Его надежды оправдались. За годы, прошедшие со дня его кончины, его слава разрослась невообразимо. Произведения Довлатова издаются и переиздаются огромными тиражами. Его творчеству посвящают международные конференции, о нем ставятся спектакли. Количество книг о Довлатове, опубликованных за столь короткий срок после его смерти (если не считать книг об Иосифе Бродском) почти беспрецедентно в русской литературе.
Впрочем, слава Бродского и популярность Довлатова имеют совершенно разные корни. Бродский, хоть многие и считают его первым поэтом России конца ХХ столетия, в силу своей элитарности и сложности не стал «народным» поэтом, как по той же причине не стали народными поэтами ни Мандельштам, ни Пастернак, ни Цветаева.

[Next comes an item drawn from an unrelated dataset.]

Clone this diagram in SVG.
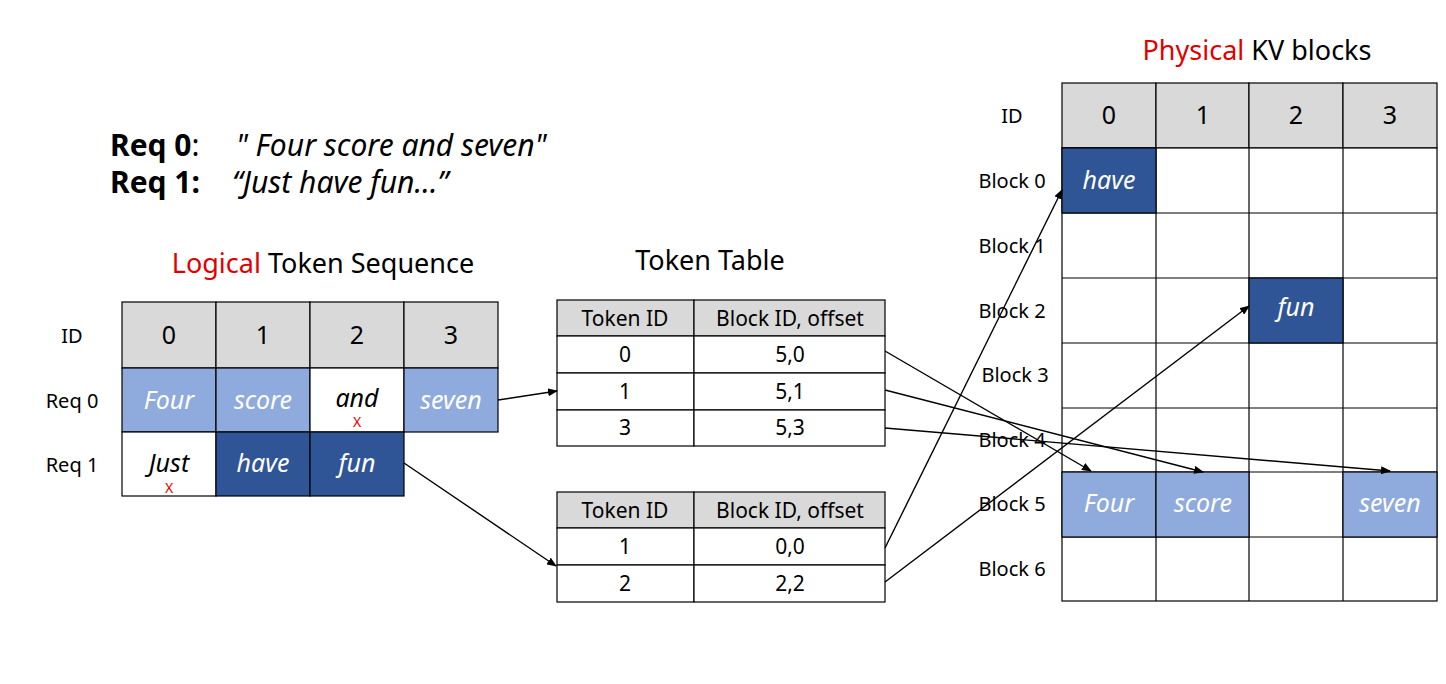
<svg xmlns="http://www.w3.org/2000/svg" width="1446" height="684" viewBox="0 0 1446 684">
<defs>
<marker id="ah" markerWidth="10" markerHeight="8" refX="9" refY="4" orient="auto" markerUnits="userSpaceOnUse"><path d="M0,0 L10,4 L0,8 z" fill="#000"/></marker>
</defs>
<style>
text{font-family:"Noto Sans","Open Sans",sans-serif;fill:#000}
.c{stroke:#000;stroke-width:1.2}
.h{fill:#d9d9d9}.w{fill:#fff}.l{fill:#8faadc}.d{fill:#2f5597}
.n{font-size:25px;text-anchor:middle}
.it{font-size:25px;font-style:italic;text-anchor:middle;fill:#fff}
.lb{font-size:20px;text-anchor:middle}
.t{font-size:21px;text-anchor:middle}
.ttl{font-size:27px;text-anchor:middle}
.x{fill:#e00000;font-size:14px;text-anchor:middle}
.con line{stroke:#000;stroke-width:1.4;marker-end:url(#ah)}
</style>
<rect width="1446" height="684" fill="#fff"/>
<g id="reqs">
<text x="110" y="156" font-size="30" font-weight="bold">Req 0<tspan font-weight="normal">:</tspan></text>
<text x="236" y="156" font-size="30" font-style="italic">" Four score and seven"</text>
<text x="110" y="193" font-size="30" font-weight="bold">Req 1:</text>
<text x="232" y="193" font-size="30" font-style="italic">“Just have fun…”</text>
</g>
<g id="logical">
<text x="323" y="273" class="ttl"><tspan fill="#e00000">Logical</tspan> Token Sequence</text>
<text x="72" y="343" class="lb">ID</text>
<text x="72" y="408" class="lb">Req 0</text>
<text x="72" y="472" class="lb">Req 1</text>
<rect x="122" y="302" width="94" height="66" class="h c"/><rect x="216" y="302" width="94" height="66" class="h c"/><rect x="310" y="302" width="94" height="66" class="h c"/><rect x="404" y="302" width="94" height="66" class="h c"/>
<rect x="122" y="368" width="94" height="64" class="l c"/><rect x="216" y="368" width="94" height="64" class="l c"/><rect x="310" y="368" width="94" height="64" class="w c"/><rect x="404" y="368" width="94" height="64" class="l c"/>
<rect x="122" y="432" width="94" height="64" class="w c"/><rect x="216" y="432" width="94" height="64" class="d c"/><rect x="310" y="432" width="94" height="64" class="d c"/>
<text x="169" y="344" class="n">0</text><text x="263" y="344" class="n">1</text><text x="357" y="344" class="n">2</text><text x="451" y="344" class="n">3</text>
<text x="169" y="409" class="it">Four</text><text x="263" y="409" class="it">score</text><text x="357" y="407" class="it" style="fill:#000">and</text><text x="451" y="409" class="it">seven</text>
<text x="357" y="427" class="x">X</text>
<text x="169" y="472" class="it" style="fill:#000">Just</text><text x="263" y="472" class="it">have</text><text x="357" y="472" class="it">fun</text>
<text x="169" y="493" class="x">X</text>
</g>
<g id="tokentable1">
<text x="710" y="270" class="ttl">Token Table</text>
<rect x="557" y="300" width="137" height="36" class="h c"/><rect x="694" y="300" width="191" height="36" class="h c"/>
<rect x="557" y="336" width="137" height="37" class="w c"/><rect x="694" y="336" width="191" height="37" class="w c"/>
<rect x="557" y="373" width="137" height="37" class="w c"/><rect x="694" y="373" width="191" height="37" class="w c"/>
<rect x="557" y="410" width="137" height="36" class="w c"/><rect x="694" y="410" width="191" height="36" class="w c"/>
<text x="625" y="326" class="t">Token ID</text><text x="790" y="326" class="t">Block ID, offset</text>
<text x="625" y="362" class="t">0</text><text x="790" y="362" class="t">5,0</text>
<text x="625" y="399" class="t">1</text><text x="790" y="399" class="t">5,1</text>
<text x="625" y="435" class="t">3</text><text x="790" y="435" class="t">5,3</text>
</g>
<g id="tokentable2">
<rect x="557" y="492" width="137" height="36" class="h c"/><rect x="694" y="492" width="191" height="36" class="h c"/>
<rect x="557" y="528" width="137" height="37" class="w c"/><rect x="694" y="528" width="191" height="37" class="w c"/>
<rect x="557" y="565" width="137" height="37" class="w c"/><rect x="694" y="565" width="191" height="37" class="w c"/>
<text x="625" y="518" class="t">Token ID</text><text x="790" y="518" class="t">Block ID, offset</text>
<text x="625" y="554" class="t">1</text><text x="790" y="554" class="t">0,0</text>
<text x="625" y="591" class="t">2</text><text x="790" y="591" class="t">2,2</text>
</g>
<g id="physical">
<text x="1257" y="60" class="ttl"><tspan fill="#e00000">Physical</tspan> KV blocks</text>
<text x="1012" y="123" class="lb">ID</text>
<text x="1012" y="188" class="lb">Block 0</text><text x="1012" y="253" class="lb">Block 1</text><text x="1012" y="318" class="lb">Block 2</text><text x="1015" y="382" class="lb">Block 3</text><text x="1012" y="447" class="lb">Block 4</text><text x="1012" y="511" class="lb">Block 5</text><text x="1012" y="576" class="lb">Block 6</text>
<g fill="#fff" stroke="#000" stroke-width="1.2">
<rect x="1062" y="83" width="94" height="65" class="h"/><rect x="1156" y="83" width="93" height="65" class="h"/><rect x="1249" y="83" width="94" height="65" class="h"/><rect x="1343" y="83" width="94" height="65" class="h"/>
<rect x="1062" y="148" width="375" height="453"/>
<line x1="1156" y1="148" x2="1156" y2="601"/><line x1="1249" y1="148" x2="1249" y2="601"/><line x1="1343" y1="148" x2="1343" y2="601"/>
<line x1="1062" y1="213" x2="1437" y2="213"/><line x1="1062" y1="278" x2="1437" y2="278"/><line x1="1062" y1="343" x2="1437" y2="343"/><line x1="1062" y1="408" x2="1437" y2="408"/><line x1="1062" y1="472" x2="1437" y2="472"/><line x1="1062" y1="537" x2="1437" y2="537"/>
<rect x="1062" y="148" width="94" height="65" class="d"/>
<rect x="1249" y="278" width="94" height="65" class="d"/>
<rect x="1062" y="472" width="94" height="65" class="l"/><rect x="1156" y="472" width="93" height="65" class="l"/><rect x="1343" y="472" width="94" height="65" class="l"/>
</g>
<text x="1109" y="124" class="n">0</text><text x="1203" y="124" class="n">1</text><text x="1296" y="124" class="n">2</text><text x="1390" y="124" class="n">3</text>
<text x="1109" y="189" class="it">have</text><text x="1296" y="316" class="it">fun</text>
<text x="1109" y="512" class="it">Four</text><text x="1203" y="512" class="it">score</text><text x="1390" y="512" class="it">seven</text>
</g>
<g id="connectors" class="con">
<line x1="498" y1="400" x2="557" y2="391"/>
<line x1="404" y1="463" x2="556" y2="566"/>
<line x1="885" y1="351" x2="1091" y2="471"/>
<line x1="885" y1="390" x2="1203" y2="472"/>
<line x1="885" y1="428" x2="1390" y2="471"/>
<line x1="885" y1="548" x2="1062" y2="190"/>
<line x1="885" y1="582" x2="1249" y2="306"/>
</g>
</svg>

А популярность Сергея Довлатова среди читающей России на стыке двух веков сравнима с популярностью Владимира Высоцкого в 60—70-х.
Я много раз слышала стереотипную фразу о Довлатове: «Довлатов — наш человек, он понял самую душу народа!» Вероятно, обладая волшебной отмычкой, он умудрился открыть дверцу к «загадочной» русской душе. Кстати, именно этим талантом, а не собиновским тенором и не армстронговским хрипом был так дорог всем нам Владимир Высоцкий. Но есть еще одно, разумеется, шутливое между ними различие: Бродский любил кошек, а Довлатов — собак.
— А вы сумели «преодолеть» Россию?
— Очень сложный вопрос. Нет. Пожалуй, не сумела.